(What the exercise asks) Pictures stay out of the copy; restate everything else in the material exactly.

----------------

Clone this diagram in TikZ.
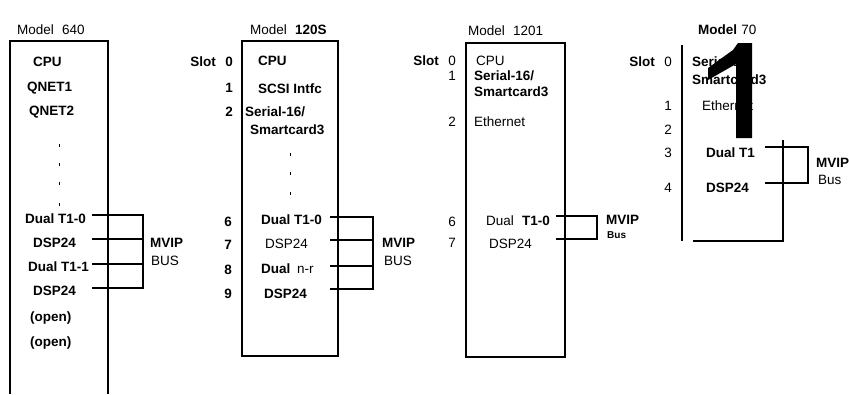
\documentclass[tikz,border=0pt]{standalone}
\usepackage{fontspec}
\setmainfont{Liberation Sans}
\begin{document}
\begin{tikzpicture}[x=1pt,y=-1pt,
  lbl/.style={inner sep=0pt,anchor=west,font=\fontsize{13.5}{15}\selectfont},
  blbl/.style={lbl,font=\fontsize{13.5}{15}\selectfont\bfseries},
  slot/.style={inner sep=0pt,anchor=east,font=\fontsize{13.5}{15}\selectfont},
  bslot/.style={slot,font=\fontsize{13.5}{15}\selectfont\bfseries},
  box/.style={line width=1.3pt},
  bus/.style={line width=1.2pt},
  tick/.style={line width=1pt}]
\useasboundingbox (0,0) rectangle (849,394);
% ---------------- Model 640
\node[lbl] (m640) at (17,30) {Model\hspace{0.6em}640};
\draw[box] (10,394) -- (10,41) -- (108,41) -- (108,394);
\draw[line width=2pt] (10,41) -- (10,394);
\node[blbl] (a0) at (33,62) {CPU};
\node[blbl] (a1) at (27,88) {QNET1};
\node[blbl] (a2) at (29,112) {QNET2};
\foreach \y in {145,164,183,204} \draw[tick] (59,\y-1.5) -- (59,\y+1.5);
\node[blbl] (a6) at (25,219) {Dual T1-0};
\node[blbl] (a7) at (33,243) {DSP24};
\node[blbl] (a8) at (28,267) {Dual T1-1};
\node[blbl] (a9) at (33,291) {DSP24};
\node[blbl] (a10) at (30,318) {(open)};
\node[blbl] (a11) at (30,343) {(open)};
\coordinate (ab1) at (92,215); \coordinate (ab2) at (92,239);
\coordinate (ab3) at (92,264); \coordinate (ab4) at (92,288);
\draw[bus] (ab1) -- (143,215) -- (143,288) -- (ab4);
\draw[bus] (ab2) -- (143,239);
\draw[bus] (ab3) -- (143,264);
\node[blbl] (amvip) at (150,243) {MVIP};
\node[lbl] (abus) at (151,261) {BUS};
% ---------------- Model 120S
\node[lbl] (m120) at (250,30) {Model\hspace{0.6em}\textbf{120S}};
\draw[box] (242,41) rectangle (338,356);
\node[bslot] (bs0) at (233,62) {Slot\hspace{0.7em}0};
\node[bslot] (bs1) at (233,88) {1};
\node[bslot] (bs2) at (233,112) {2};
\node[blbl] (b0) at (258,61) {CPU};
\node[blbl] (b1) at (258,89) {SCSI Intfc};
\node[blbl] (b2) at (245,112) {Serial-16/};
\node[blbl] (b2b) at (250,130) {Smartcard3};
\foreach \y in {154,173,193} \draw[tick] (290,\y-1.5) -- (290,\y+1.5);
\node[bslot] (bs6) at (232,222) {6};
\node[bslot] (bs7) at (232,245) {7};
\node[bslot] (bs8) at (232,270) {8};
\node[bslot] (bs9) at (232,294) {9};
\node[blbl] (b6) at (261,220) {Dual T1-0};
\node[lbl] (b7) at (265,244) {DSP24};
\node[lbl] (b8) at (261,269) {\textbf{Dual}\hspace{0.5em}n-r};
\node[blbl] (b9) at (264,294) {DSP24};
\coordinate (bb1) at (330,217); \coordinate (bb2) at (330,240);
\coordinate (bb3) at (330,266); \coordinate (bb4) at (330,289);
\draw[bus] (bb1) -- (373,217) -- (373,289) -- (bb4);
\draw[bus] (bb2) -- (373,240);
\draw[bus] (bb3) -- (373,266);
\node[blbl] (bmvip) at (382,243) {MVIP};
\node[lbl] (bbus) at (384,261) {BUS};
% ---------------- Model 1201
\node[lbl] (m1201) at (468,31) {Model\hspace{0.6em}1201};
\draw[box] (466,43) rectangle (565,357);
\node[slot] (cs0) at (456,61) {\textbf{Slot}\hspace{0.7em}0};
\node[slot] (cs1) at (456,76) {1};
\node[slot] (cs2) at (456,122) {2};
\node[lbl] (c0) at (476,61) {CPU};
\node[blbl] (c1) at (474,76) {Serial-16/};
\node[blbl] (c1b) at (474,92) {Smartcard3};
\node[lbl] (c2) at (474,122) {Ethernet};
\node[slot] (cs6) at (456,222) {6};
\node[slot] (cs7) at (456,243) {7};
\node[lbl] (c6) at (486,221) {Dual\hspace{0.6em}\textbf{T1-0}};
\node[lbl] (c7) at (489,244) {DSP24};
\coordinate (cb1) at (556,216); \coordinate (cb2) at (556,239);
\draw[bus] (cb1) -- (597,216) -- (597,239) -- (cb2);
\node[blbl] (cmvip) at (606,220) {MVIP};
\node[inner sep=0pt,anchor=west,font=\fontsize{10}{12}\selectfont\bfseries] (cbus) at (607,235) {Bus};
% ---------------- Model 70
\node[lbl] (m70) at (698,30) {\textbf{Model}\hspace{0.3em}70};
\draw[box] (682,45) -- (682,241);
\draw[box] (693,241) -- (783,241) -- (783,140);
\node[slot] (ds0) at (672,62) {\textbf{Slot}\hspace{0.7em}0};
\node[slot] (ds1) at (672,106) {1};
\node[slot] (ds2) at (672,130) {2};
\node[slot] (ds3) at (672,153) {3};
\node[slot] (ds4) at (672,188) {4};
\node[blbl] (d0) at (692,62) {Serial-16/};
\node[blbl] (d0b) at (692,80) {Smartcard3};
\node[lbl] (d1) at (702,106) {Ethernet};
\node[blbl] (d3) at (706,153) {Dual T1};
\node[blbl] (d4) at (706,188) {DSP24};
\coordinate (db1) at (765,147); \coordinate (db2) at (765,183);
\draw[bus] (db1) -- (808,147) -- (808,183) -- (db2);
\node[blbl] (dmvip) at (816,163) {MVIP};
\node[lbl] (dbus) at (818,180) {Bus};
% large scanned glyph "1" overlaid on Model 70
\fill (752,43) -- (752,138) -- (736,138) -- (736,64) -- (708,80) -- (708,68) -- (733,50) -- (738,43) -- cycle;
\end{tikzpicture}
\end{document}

----------------

(Complete answer)
Clone this diagram in TikZ.
\documentclass[tikz,border=0pt]{standalone}
\usepackage{fontspec}
\setmainfont{Liberation Sans}
\begin{document}
\begin{tikzpicture}[x=1pt,y=-1pt,
  lbl/.style={inner sep=0pt,anchor=west,font=\fontsize{13.5}{15}\selectfont},
  blbl/.style={lbl,font=\fontsize{13.5}{15}\selectfont\bfseries},
  slot/.style={inner sep=0pt,anchor=east,font=\fontsize{13.5}{15}\selectfont},
  bslot/.style={slot,font=\fontsize{13.5}{15}\selectfont\bfseries},
  box/.style={line width=1.3pt},
  bus/.style={line width=1.2pt},
  tick/.style={line width=1pt}]
\useasboundingbox (0,0) rectangle (849,394);
% ---------------- Model 640
\node[lbl] (m640) at (17,30) {Model\hspace{0.6em}640};
\draw[box] (10,394) -- (10,41) -- (108,41) -- (108,394);
\draw[line width=2pt] (10,41) -- (10,394);
\node[blbl] (a0) at (33,62) {CPU};
\node[blbl] (a1) at (27,88) {QNET1};
\node[blbl] (a2) at (29,112) {QNET2};
\foreach \y in {145,164,183,204} \draw[tick] (59,\y-1.5) -- (59,\y+1.5);
\node[blbl] (a6) at (25,219) {Dual T1-0};
\node[blbl] (a7) at (33,243) {DSP24};
\node[blbl] (a8) at (28,267) {Dual T1-1};
\node[blbl] (a9) at (33,291) {DSP24};
\node[blbl] (a10) at (30,318) {(open)};
\node[blbl] (a11) at (30,343) {(open)};
\coordinate (ab1) at (92,215); \coordinate (ab2) at (92,239);
\coordinate (ab3) at (92,264); \coordinate (ab4) at (92,288);
\draw[bus] (ab1) -- (143,215) -- (143,288) -- (ab4);
\draw[bus] (ab2) -- (143,239);
\draw[bus] (ab3) -- (143,264);
\node[blbl] (amvip) at (150,243) {MVIP};
\node[lbl] (abus) at (151,261) {BUS};
% ---------------- Model 120S
\node[lbl] (m120) at (250,30) {Model\hspace{0.6em}\textbf{120S}};
\draw[box] (242,41) rectangle (338,356);
\node[bslot] (bs0) at (233,62) {Slot\hspace{0.7em}0};
\node[bslot] (bs1) at (233,88) {1};
\node[bslot] (bs2) at (233,112) {2};
\node[blbl] (b0) at (258,61) {CPU};
\node[blbl] (b1) at (258,89) {SCSI Intfc};
\node[blbl] (b2) at (245,112) {Serial-16/};
\node[blbl] (b2b) at (250,130) {Smartcard3};
\foreach \y in {154,173,193} \draw[tick] (290,\y-1.5) -- (290,\y+1.5);
\node[bslot] (bs6) at (232,222) {6};
\node[bslot] (bs7) at (232,245) {7};
\node[bslot] (bs8) at (232,270) {8};
\node[bslot] (bs9) at (232,294) {9};
\node[blbl] (b6) at (261,220) {Dual T1-0};
\node[lbl] (b7) at (265,244) {DSP24};
\node[lbl] (b8) at (261,269) {\textbf{Dual}\hspace{0.5em}n-r};
\node[blbl] (b9) at (264,294) {DSP24};
\coordinate (bb1) at (330,217); \coordinate (bb2) at (330,240);
\coordinate (bb3) at (330,266); \coordinate (bb4) at (330,289);
\draw[bus] (bb1) -- (373,217) -- (373,289) -- (bb4);
\draw[bus] (bb2) -- (373,240);
\draw[bus] (bb3) -- (373,266);
\node[blbl] (bmvip) at (382,243) {MVIP};
\node[lbl] (bbus) at (384,261) {BUS};
% ---------------- Model 1201
\node[lbl] (m1201) at (468,31) {Model\hspace{0.6em}1201};
\draw[box] (466,43) rectangle (565,357);
\node[slot] (cs0) at (456,61) {\textbf{Slot}\hspace{0.7em}0};
\node[slot] (cs1) at (456,76) {1};
\node[slot] (cs2) at (456,122) {2};
\node[lbl] (c0) at (476,61) {CPU};
\node[blbl] (c1) at (474,76) {Serial-16/};
\node[blbl] (c1b) at (474,92) {Smartcard3};
\node[lbl] (c2) at (474,122) {Ethernet};
\node[slot] (cs6) at (456,222) {6};
\node[slot] (cs7) at (456,243) {7};
\node[lbl] (c6) at (486,221) {Dual\hspace{0.6em}\textbf{T1-0}};
\node[lbl] (c7) at (489,244) {DSP24};
\coordinate (cb1) at (556,216); \coordinate (cb2) at (556,239);
\draw[bus] (cb1) -- (597,216) -- (597,239) -- (cb2);
\node[blbl] (cmvip) at (606,220) {MVIP};
\node[inner sep=0pt,anchor=west,font=\fontsize{10}{12}\selectfont\bfseries] (cbus) at (607,235) {Bus};
% ---------------- Model 70
\node[lbl] (m70) at (698,30) {\textbf{Model}\hspace{0.3em}70};
\draw[box] (682,45) -- (682,241);
\draw[box] (693,241) -- (783,241) -- (783,140);
\node[slot] (ds0) at (672,62) {\textbf{Slot}\hspace{0.7em}0};
\node[slot] (ds1) at (672,106) {1};
\node[slot] (ds2) at (672,130) {2};
\node[slot] (ds3) at (672,153) {3};
\node[slot] (ds4) at (672,188) {4};
\node[blbl] (d0) at (692,62) {Serial-16/};
\node[blbl] (d0b) at (692,80) {Smartcard3};
\node[lbl] (d1) at (702,106) {Ethernet};
\node[blbl] (d3) at (706,153) {Dual T1};
\node[blbl] (d4) at (706,188) {DSP24};
\coordinate (db1) at (765,147); \coordinate (db2) at (765,183);
\draw[bus] (db1) -- (808,147) -- (808,183) -- (db2);
\node[blbl] (dmvip) at (816,163) {MVIP};
\node[lbl] (dbus) at (818,180) {Bus};
% large scanned glyph "1" overlaid on Model 70
\fill (752,43) -- (752,138) -- (736,138) -- (736,64) -- (708,80) -- (708,68) -- (733,50) -- (738,43) -- cycle;
\end{tikzpicture}
\end{document}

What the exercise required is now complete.